Renuka George, qui a traduit en anglais Le cahier d'Aziz de Chowra Makaremi (Gallimard), un récit au coeur de la révolution iranienne, souligne l'importance d'avoir accès à des points de vue différents.

«La littérature française offre une autre vision du monde et il faut essayer de garder dans la traduction les images poétiques qui appartiennent à des cultures différentes. C'est très important de permettre cette ouverture», souligne-t-elle auprès de l'AFP.

La présence d'auteurs sur les listes de bestsellers à l'étranger ouvre aussi des opportunités parfois insoupçonnées. Resté 35 semaines sur la liste des best-sellers aux États-Unis, L'élégance du hérisson de Muriel Barbery a obtenu une traduction en hindi.

Michel Houellebecq et Amélie Nothomb ont bénéficié du même phénomène.
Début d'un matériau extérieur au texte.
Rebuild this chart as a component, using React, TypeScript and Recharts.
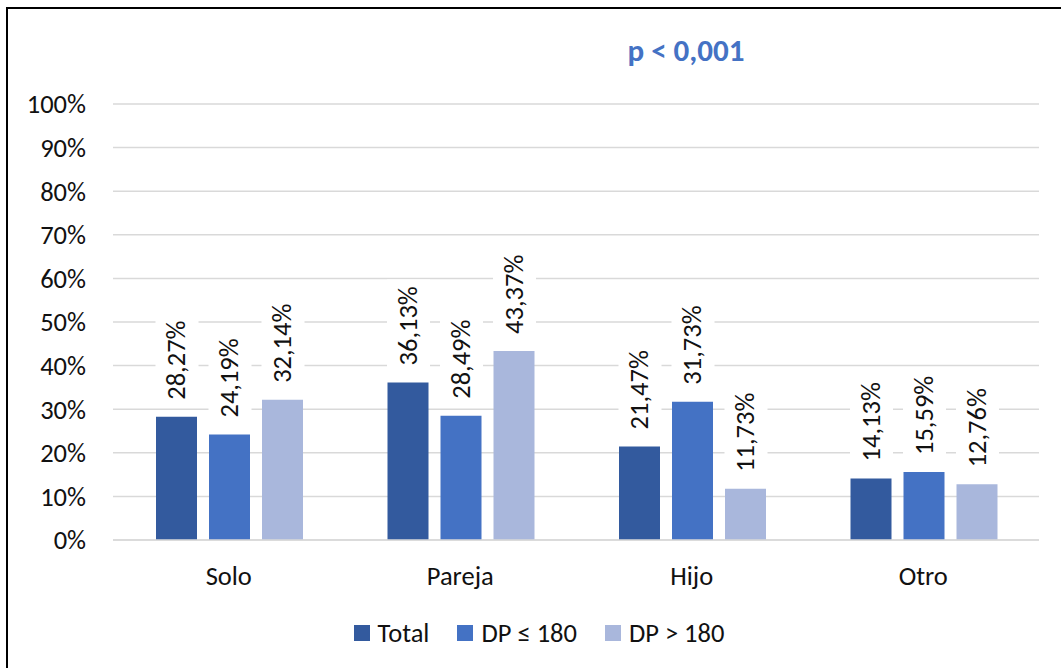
import React from 'react';
import { BarChart, Bar, XAxis, YAxis, CartesianGrid, Legend } from 'recharts';

const categories = ['Solo', 'Pareja', 'Hijo', 'Otro'];
const totalValues = [28.27, 36.13, 21.47, 14.13];
const dpLowValues = [24.19, 28.49, 31.73, 15.59];
const dpHighValues = [32.14, 43.37, 11.73, 12.76];
const yTicks = [0, 10, 20, 30, 40, 50, 60, 70, 80, 90, 100];

const seriesInfo = [
  { key: 'total', name: 'Total', color: '#335a9e' },
  { key: 'dpLow', name: 'DP ≤ 180', color: '#4472c4' },
  { key: 'dpHigh', name: 'DP > 180', color: '#a9b7dc' },
];

const data = categories.map((c, i) => ({
  name: c,
  total: totalValues[i],
  dpLow: dpLowValues[i],
  dpHigh: dpHighValues[i],
}));

const FONT = 'Carlito, Calibri, Lato, sans-serif';
const FS = 26.5;

const fmt = (v: number) => v.toFixed(2).replace('.', ',') + '%';

// rotated label with white box behind it (like excel)
const RotatedLabel = (props: any) => {
  const { x, y, width, value } = props;
  const cx = x + width / 2;
  const start = y - 17;
  const len = 82;
  return (
    <g>
      <rect x={cx - 21} y={start - len - 4} width={43} height={len + 10} fill="#fff" />
      <text
        x={cx}
        y={start}
        transform={`rotate(-90, ${cx}, ${start})`}
        textAnchor="start"
        dominantBaseline="central"
        fontFamily={FONT}
        fontSize={FS}
        fill="#111"
      >
        {fmt(value)}
      </text>
    </g>
  );
};

const LegendContent = () => (
  <div style={{ display: 'flex', justifyContent: 'center', alignItems: 'center', height: 30, paddingLeft: 6, fontFamily: FONT, fontSize: FS, color: '#111' }}>
    {seriesInfo.map((s, i) => (
      <div key={s.key} style={{ display: 'flex', alignItems: 'center', marginRight: i < seriesInfo.length - 1 ? 28 : 0 }}>
        <span style={{ display: 'inline-block', width: 16, height: 16, background: s.color, marginRight: 8 }} />
        <span>{s.name}</span>
      </div>
    ))}
  </div>
);

export default function App() {
  return (
    <div style={{ position: 'absolute', left: 0, top: 0, width: 1061, height: 668, overflow: 'hidden', background: '#fff' }}>
      <div style={{ position: 'absolute', left: 6, top: 7, width: 1100, height: 700, border: '2px solid #000' }} />
      <div style={{ position: 'absolute', left: 586, top: 31, width: 200, textAlign: 'center', fontFamily: FONT, fontWeight: 700, fontSize: 31, color: '#4472c4' }}>
        p &lt; 0,001
      </div>
      <div style={{ position: 'absolute', left: 0, top: 0 }}>
        <BarChart
          width={1061}
          height={668}
          data={data}
          margin={{ top: 104, right: 22, left: 33, bottom: 38 }}
          barGap={12}
          barCategoryGap={43}
        >
          <CartesianGrid vertical={false} stroke="#d9d9d9" strokeWidth={1.5} />
          <XAxis
            dataKey="name"
            height={60}
            tickLine={false}
            tickSize={0}
            tickMargin={26}
            axisLine={{ stroke: '#d9d9d9', strokeWidth: 1.5 }}
            tick={{ fontFamily: FONT, fontSize: FS, fill: '#111' }}
          />
          <YAxis
            width={80}
            domain={[0, 100]}
            ticks={yTicks}
            interval={0}
            axisLine={false}
            tickLine={false}
            tickSize={0}
            tickMargin={27}
            tickFormatter={(v) => `${v}%`}
            tick={{ fontFamily: FONT, fontSize: FS, fill: '#111' }}
          />
          <Legend verticalAlign="bottom" wrapperStyle={{ bottom: 20 }} content={<LegendContent />} />
          {seriesInfo.map((s) => (
            <Bar
              key={s.key}
              dataKey={s.key}
              name={s.name}
              fill={s.color}
              isAnimationActive={false}
              label={<RotatedLabel />}
            />
          ))}
        </BarChart>
      </div>
    </div>
  );
}
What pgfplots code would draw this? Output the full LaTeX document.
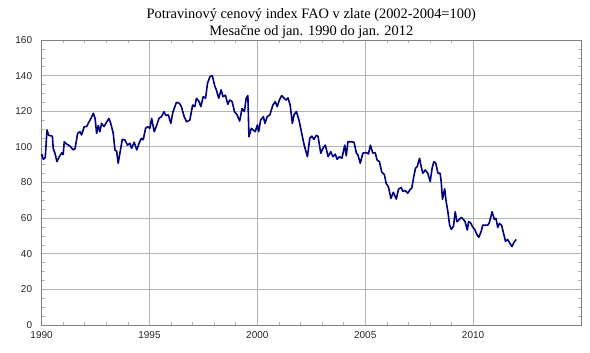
\documentclass[border=0pt]{standalone}
\usepackage{fontspec}
\setmainfont{Liberation Serif}
\newfontfamily\sansf{Liberation Sans}
\usepackage{pgfplots}
\pgfplotsset{compat=1.18}
\definecolor{navyline}{RGB}{0,0,128}
\definecolor{gridgray}{RGB}{179,179,179}
\definecolor{framegray}{RGB}{128,128,128}
\begin{document}
\begin{tikzpicture}
\begin{axis}[
  scale only axis,
  width=539.4pt, height=285pt,
  xmin=1990, xmax=2015, ymin=0, ymax=160,
  xtick={1990,1995,2000,2005,2010},
  ytick={0,20,40,60,80,100,120,140,160},
  minor x tick num=4, minor y tick num=3,
  xmajorgrids, ymajorgrids,
  major grid style={gridgray, line width=0.8pt},
  axis line style={framegray, line width=0.8pt},
  major tick length=0pt,
  minor tick length=3pt,
  minor tick style={gridgray, line width=0.6pt},
  tick align=inside,
  xticklabel style={font=\fontsize{10}{12}\sansf, text=black!85, yshift=-3pt},
  yticklabel style={font=\fontsize{10}{12}\sansf, text=black!85, xshift=-6pt},
  /pgf/number format/assume math mode=true,
  /pgf/number format/1000 sep={},
  title style={font=\fontsize{14.4}{17}\selectfont, align=center, yshift=-8.5pt},
  title={Potravinový cenový index FAO v zlate (2002-2004=100)\\Mesačne od jan. 1990 do jan. 2012},
  clip=false,
]
\addplot[navyline, line width=1.6pt, line join=round] coordinates {
(1990.00,96) (1990.08,93) (1990.17,94) (1990.25,109.5) (1990.33,106.5) (1990.50,106)
(1990.54,99) (1990.62,96.4) (1990.71,91.7) (1990.82,94.5) (1990.94,96.7) (1991.00,95.7)
(1991.05,102.9) (1991.16,101.6) (1991.31,100.5) (1991.47,98.3) (1991.55,99) (1991.67,107.6)
(1991.78,108.5) (1991.85,106.7) (1991.98,111.4) (1992.09,111.4) (1992.16,113.2) (1992.29,116)
(1992.40,118.9) (1992.48,116) (1992.55,107.6) (1992.63,112) (1992.70,108.5) (1992.78,113.2)
(1992.89,111.4) (1992.98,113.2) (1993.12,116) (1993.21,113) (1993.32,107.6) (1993.40,98.3)
(1993.48,97.4) (1993.55,90.8) (1993.63,96.4) (1993.74,104.2) (1993.86,103.9) (1993.98,101)
(1994.09,102) (1994.17,99.2) (1994.29,102.6) (1994.41,98.3) (1994.55,103) (1994.63,104.8)
(1994.71,104) (1994.82,110.4) (1994.91,111.3) (1995.02,110.4) (1995.10,116) (1995.22,108.5)
(1995.33,112) (1995.44,116) (1995.56,117) (1995.67,119.7) (1995.76,117.6) (1995.87,118)
(1995.99,113.2) (1996.09,119.7) (1996.25,125) (1996.38,124.5) (1996.48,122.6) (1996.61,116.9)
(1996.72,114.1) (1996.87,115) (1997.00,123.5) (1997.10,122.6) (1997.18,127.3) (1997.29,125.6)
(1997.38,122.6) (1997.49,128.2) (1997.60,127.3) (1997.69,135.7) (1997.80,139.4) (1997.91,140)
(1998.03,134) (1998.10,132) (1998.21,127.3) (1998.32,132) (1998.41,128.2) (1998.52,129)
(1998.63,123.9) (1998.72,126.3) (1998.83,125.4) (1998.94,119.8) (1999.06,118) (1999.18,114.5)
(1999.29,121.5) (1999.40,119.8) (1999.48,127.3) (1999.56,128.8) (1999.61,105.7) (1999.72,110.4)
(1999.81,109.5) (1999.90,108.5) (2000.00,112.3) (2000.06,108.5) (2000.15,115) (2000.28,117)
(2000.35,113.2) (2000.46,117) (2000.58,118) (2000.72,123.5) (2000.83,125.4) (2000.92,122.6)
(2001.02,126.3) (2001.13,128.8) (2001.24,127.3) (2001.33,126.3) (2001.42,127.5) (2001.52,123.5)
(2001.62,113.2) (2001.70,118) (2001.81,119.8) (2001.93,115) (2002.04,108.5) (2002.17,101)
(2002.32,94.5) (2002.43,104.8) (2002.53,106) (2002.62,104.2) (2002.73,106.5) (2002.81,106)
(2002.94,96.4) (2003.04,99.2) (2003.15,101) (2003.28,94.5) (2003.40,97.3) (2003.50,94.5)
(2003.61,95.9) (2003.70,93) (2003.81,94.5) (2003.92,93.6) (2004.05,101) (2004.12,95)
(2004.20,102.9) (2004.35,102.9) (2004.48,102.6) (2004.59,96.5) (2004.66,95.5) (2004.77,90.8)
(2004.89,96.5) (2005.05,96.8) (2005.15,96) (2005.24,101) (2005.35,96.5) (2005.46,96.8)
(2005.55,92.6) (2005.66,91.7) (2005.76,86) (2005.89,84.3) (2005.97,79.5) (2006.07,77.7)
(2006.19,71.1) (2006.30,74.5) (2006.44,70.7) (2006.54,76.2) (2006.67,77.2) (2006.74,75)
(2006.85,75.5) (2006.97,74) (2007.08,76) (2007.16,77) (2007.25,83.3) (2007.33,88)
(2007.41,89) (2007.52,93.6) (2007.59,89) (2007.67,85.2) (2007.78,87) (2007.90,85.2)
(2008.01,80.5) (2008.10,88) (2008.18,91.7) (2008.27,90.8) (2008.37,85.2) (2008.47,85.2)
(2008.52,80.5) (2008.58,70.6) (2008.68,76.4) (2008.75,69.3) (2008.83,63.6) (2008.91,56.1)
(2008.99,53.7) (2009.09,55.5) (2009.17,63.6) (2009.25,58) (2009.34,59) (2009.45,60.4)
(2009.54,59.4) (2009.63,58) (2009.73,53.3) (2009.79,58) (2009.88,57.4) (2009.99,54.8)
(2010.07,53.7) (2010.19,50.5) (2010.26,49.2) (2010.37,52.4) (2010.45,56.1) (2010.56,56)
(2010.68,56.1) (2010.75,57.4) (2010.88,63.6) (2010.98,59.4) (2011.06,59.8) (2011.14,54.8)
(2011.22,57) (2011.32,56) (2011.40,52) (2011.50,47) (2011.60,48) (2011.70,46)
(2011.80,44) (2011.90,46.5) (2012.00,48)
};
\end{axis}
\pgfresetboundingbox
\path[use as bounding box] ([xshift=-41.6pt,yshift=-28pt]current axis.south west) rectangle ([xshift=9pt,yshift=40pt]current axis.north east);
\end{tikzpicture}
\end{document}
Mais le tirage reste modeste.

Si Jean-Marie Le Clézio, lauréat du prix Nobel en 2008, a été traduit en 10 000 exemplaires en maharati (langue officielle du Maharashtra), les premiers contrats oscillent entre... 500 et 1000 exemplaires.

Seules les traductions en malayalam, langue du Kerala où les habitants lisent plus qu'ailleurs, débutent à entre 3000 et 5000 exemplaires. En anglais, le tirage commence à 3000 exemplaires.

Alors qu'il y a encore 20 ans, 80% de la production éditoriale indienne était destinée aux écoles et bibliothèques, l'émergence d'une classe moyenne a permis l'essor récent de l'édition pour la littérature générale, la littérature jeunesse et les livres pratiques.

En dépit de chiffres sur le secteur, on estime que le marché de l'édition en Inde représente un chiffre d'affaires annuel d'environ 1,8 milliard d'euros.

Selon le directeur du Bureau international de l'édition française, Jean-Guy Boin, l'intérêt s'est accru pour la littérature étrangère grâce au rajeunissement des maisons d'édition. «Il y a une nouvelle génération d'éditeurs qui a voyagé à l'étranger et est plus ouverte qu'avant», dit-il à l'AFP.

«Mais il y a encore de gros problèmes de distribution et de logistique en Inde. Il est plus difficile qu'ailleurs de faire parvenir le livre au lecteur», déplore-t-il.